Citation went on to score easily in the Preakness at Pimlico at 10 cents on the dollar, the lowest price since the introduction of pari-mutuel racing in Maryland in 1911. In between the Preakness and Belmont, Citation tuned up with an 11-length victory in the Jersey Stakes at Garden State Park.

As usual, the Belmont Stakes answered the question of who could go one-mile and one-half. Eight horses showed up, indicating that some were hoping that Citation could not go that far. They were wrong. Despite stumbling badly at the start, Citation recovered to win the Belmont by eight lengths, securing the coveted Triple Crown. No horse would again wear that crown for 25 years.

Citation moved on to Chicago where he annexed the Stars and Stripes Handicap at Arlington Park and the Buckingham Purse and American Derby at Washington Park.

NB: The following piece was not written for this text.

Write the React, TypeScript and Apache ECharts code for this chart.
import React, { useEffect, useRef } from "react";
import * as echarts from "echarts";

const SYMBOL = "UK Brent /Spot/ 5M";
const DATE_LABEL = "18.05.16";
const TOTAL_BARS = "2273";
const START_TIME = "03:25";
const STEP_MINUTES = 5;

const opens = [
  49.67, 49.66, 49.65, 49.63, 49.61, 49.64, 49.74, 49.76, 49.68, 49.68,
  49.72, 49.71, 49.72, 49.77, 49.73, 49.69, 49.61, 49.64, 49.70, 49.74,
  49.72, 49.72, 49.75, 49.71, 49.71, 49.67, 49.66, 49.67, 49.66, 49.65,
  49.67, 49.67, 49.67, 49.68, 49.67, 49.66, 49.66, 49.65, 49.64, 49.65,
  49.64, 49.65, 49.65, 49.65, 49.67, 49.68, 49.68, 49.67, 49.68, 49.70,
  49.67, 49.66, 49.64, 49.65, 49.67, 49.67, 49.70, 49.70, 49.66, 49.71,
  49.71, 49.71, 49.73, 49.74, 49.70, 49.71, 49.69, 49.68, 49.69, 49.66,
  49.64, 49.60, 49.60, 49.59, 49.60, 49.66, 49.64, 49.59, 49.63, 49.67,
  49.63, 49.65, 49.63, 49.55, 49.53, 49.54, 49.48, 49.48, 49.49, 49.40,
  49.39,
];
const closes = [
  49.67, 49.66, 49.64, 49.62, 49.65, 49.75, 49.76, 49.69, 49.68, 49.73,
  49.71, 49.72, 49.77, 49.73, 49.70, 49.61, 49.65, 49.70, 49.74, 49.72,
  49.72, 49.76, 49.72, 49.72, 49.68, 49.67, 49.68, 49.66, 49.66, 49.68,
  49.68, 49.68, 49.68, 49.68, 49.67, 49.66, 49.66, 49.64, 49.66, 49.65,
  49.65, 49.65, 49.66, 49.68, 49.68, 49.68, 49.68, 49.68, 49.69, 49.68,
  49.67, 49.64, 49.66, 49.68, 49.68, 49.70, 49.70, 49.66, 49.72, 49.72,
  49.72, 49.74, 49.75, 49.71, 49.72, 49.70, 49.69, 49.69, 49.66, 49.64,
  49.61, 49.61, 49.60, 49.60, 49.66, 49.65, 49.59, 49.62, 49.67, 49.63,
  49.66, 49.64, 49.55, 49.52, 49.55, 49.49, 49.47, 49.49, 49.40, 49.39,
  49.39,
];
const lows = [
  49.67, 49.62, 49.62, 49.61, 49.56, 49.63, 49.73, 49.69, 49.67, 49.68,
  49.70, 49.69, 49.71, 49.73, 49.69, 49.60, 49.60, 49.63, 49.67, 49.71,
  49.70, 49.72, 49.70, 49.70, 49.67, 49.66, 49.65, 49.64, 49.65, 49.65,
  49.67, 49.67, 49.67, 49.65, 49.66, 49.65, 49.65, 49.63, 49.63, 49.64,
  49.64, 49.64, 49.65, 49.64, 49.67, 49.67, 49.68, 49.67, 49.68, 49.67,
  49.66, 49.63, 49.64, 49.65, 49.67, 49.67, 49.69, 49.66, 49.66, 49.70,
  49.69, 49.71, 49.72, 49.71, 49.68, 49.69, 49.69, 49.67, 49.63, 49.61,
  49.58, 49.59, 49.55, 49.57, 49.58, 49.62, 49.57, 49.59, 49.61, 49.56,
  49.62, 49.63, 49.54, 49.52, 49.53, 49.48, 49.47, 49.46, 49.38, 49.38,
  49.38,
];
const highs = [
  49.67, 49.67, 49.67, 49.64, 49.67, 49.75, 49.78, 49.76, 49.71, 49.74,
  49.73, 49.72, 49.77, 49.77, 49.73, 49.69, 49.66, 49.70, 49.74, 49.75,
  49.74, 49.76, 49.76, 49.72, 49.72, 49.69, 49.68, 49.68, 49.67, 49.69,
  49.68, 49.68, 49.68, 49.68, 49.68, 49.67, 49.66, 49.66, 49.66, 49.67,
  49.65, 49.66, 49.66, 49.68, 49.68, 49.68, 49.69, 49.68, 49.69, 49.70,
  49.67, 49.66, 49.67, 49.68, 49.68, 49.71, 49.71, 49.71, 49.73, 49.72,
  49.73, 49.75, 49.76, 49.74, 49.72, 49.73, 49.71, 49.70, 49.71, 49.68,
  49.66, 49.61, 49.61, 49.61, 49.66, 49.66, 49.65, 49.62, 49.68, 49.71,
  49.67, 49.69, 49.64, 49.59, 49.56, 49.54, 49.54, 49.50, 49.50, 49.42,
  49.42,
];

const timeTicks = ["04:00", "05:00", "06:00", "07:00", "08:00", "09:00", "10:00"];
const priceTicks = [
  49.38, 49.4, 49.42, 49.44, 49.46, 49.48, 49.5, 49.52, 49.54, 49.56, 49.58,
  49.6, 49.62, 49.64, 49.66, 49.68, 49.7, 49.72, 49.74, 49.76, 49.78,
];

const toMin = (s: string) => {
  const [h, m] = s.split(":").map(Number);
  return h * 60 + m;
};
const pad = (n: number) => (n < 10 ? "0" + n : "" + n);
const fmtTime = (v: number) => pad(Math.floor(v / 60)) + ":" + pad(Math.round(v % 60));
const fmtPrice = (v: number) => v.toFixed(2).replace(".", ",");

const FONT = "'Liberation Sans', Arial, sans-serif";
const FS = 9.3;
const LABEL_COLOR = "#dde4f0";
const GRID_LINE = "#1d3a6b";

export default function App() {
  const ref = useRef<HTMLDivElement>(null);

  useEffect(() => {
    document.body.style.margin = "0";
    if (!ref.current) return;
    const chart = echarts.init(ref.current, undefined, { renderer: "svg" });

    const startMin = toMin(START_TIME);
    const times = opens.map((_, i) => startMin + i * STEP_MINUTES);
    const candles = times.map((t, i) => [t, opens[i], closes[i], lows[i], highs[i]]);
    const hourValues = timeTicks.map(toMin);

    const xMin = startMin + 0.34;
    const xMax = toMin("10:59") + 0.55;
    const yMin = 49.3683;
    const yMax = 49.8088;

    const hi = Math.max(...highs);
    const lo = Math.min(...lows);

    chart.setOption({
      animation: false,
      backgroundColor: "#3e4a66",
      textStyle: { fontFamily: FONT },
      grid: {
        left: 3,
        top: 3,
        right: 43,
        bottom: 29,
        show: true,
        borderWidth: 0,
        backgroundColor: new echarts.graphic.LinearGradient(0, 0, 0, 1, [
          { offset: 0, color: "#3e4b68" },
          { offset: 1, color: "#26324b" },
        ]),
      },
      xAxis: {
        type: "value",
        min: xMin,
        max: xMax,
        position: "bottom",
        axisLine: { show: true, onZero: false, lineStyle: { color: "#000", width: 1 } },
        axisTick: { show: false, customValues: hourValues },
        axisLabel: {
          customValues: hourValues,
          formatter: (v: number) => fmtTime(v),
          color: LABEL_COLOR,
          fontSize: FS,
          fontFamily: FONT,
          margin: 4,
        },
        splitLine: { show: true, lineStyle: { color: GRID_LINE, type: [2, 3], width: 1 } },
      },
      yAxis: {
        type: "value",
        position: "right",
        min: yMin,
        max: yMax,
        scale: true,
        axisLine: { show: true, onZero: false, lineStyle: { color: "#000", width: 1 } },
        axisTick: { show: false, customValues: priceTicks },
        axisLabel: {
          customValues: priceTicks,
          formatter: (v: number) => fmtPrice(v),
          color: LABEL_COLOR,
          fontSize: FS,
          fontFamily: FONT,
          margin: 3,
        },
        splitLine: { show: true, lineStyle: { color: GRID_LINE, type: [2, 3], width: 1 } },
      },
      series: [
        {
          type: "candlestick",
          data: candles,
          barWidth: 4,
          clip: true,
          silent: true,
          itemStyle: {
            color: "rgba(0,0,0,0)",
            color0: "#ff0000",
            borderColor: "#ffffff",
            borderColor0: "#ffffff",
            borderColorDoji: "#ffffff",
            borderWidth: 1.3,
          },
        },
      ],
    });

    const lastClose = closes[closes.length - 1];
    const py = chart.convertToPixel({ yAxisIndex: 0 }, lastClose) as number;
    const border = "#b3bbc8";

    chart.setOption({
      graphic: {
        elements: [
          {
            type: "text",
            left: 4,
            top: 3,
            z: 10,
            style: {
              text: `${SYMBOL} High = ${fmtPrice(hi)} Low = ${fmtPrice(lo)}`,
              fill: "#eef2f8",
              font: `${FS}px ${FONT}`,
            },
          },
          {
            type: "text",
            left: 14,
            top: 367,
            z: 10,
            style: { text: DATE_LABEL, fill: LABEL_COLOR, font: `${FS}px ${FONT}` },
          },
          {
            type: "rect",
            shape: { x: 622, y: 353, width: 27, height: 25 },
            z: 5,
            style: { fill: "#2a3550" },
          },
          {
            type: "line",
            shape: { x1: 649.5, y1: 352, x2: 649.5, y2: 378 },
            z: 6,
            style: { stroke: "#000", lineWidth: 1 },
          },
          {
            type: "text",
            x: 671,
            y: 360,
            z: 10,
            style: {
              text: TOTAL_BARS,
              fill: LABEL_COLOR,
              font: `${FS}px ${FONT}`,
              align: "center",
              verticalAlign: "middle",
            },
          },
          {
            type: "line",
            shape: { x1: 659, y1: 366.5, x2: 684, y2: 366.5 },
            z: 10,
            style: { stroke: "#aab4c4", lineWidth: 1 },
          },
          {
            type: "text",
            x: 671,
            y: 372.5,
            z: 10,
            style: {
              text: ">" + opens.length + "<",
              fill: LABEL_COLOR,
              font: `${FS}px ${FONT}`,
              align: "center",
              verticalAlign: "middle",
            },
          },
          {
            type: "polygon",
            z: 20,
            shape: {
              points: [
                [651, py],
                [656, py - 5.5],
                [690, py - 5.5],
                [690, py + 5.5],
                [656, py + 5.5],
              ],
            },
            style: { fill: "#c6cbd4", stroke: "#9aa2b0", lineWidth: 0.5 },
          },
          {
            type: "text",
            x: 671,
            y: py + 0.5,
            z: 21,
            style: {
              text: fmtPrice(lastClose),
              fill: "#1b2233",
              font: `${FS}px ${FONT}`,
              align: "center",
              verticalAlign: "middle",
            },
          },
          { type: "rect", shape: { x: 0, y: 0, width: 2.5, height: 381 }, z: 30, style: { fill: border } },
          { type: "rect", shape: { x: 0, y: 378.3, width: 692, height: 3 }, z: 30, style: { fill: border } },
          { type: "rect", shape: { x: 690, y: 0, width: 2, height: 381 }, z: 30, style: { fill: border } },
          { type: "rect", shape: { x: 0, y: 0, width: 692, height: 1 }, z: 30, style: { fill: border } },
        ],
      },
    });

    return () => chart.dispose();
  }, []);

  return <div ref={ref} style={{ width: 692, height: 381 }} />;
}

Back at Belmont Park, Citation won the Sysonby Mile, beating the crack sprinter Spy Song on that Wednesday afternoon. Amazingly, on *only three days rest,* Citation came back on Saturday to annex the two-mile Jockey Club Gold Cup.

Citation finished out the season with victories in the Empire Gold Cup at Belmont, the Pimlico Special (in a rare walkover) and two races at Tanforan in northern California, including the historic Tanforan Handicap.


  • 19 wins in 20 starts
  • Earnings of $709,470 (a then-world record for a single season)
  • Raced from February 2 to December 11
  • Beat older horses from February to December
  • Won at six furlongs in February, August and December
  • Won at every distance from six furlongs to two miles
  • Won at 10 different racetracks
  • Won in seven different states from New York to California (traveling in un-airconditioned vans and railroad boxcars)
  • Won on tracks labeled fast, sloppy, heavy, muddy and good
  • Won his races by a cumulative total of 66 lengths
  • Won the Triple Crown races by a total of 17 lengths
  • At yearend, his lifetime record stood at 29 27-2-0

Throughout his career, Citation was often compared to Man o' War. Fifty years later, as we near the end of the century, the comparison still stands. The debate as to who was the better will likely go on into the next century. But one thing is for sure: Man o' War and Citation stand head and shoulders above the other great Thoroughbreds of the 20th Century.